“How old is he?” Edwin demanded, for the sake of saying something.
“About nine,” said Janet.
“He doesn’t look it.”
“No, but he talks it—sometimes.”
George did not in fact look his age. He was slight and small, and he seemed to have no bones—nothing but articulations that functioned with equal ease in all possible directions. His skin was pale and unhealthy. His eyes had an expression of fatigue, or he might have been ophthalmic. He spoke loudly, his gestures were brusque, and his life was apparently made up of a series of intense, absolute absorptions. The general effect of his personality upon Edwin was not quite agreeable, and Edwin’s conclusion was that George, in addition to being spoiled, was a profound and rather irritating egoist by nature.

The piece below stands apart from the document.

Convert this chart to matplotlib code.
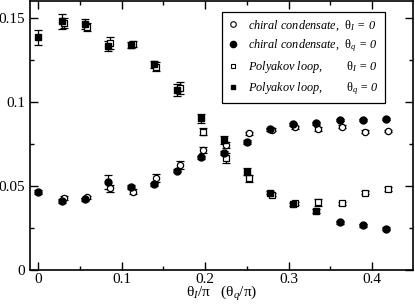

“By the way,” he murmured, “what’s Mr Cannon?”
“Oh!” said Janet, hesitating, with emotion, “she’s a widow.”
He felt sick. Janet might have been a doctor who had informed him that he was suffering from an unexpected disease, and that an operation severe and perilous lay in front of him. The impartial observer in him asked somewhat disdainfully why he should allow himself to be deranged in this physical manner, and he could only reply feebly and very meekly that he did not know. He felt sick.
Suddenly he said to himself making a discovery—
“Of course she won’t come to Bursley. She’d be ashamed to meet me.”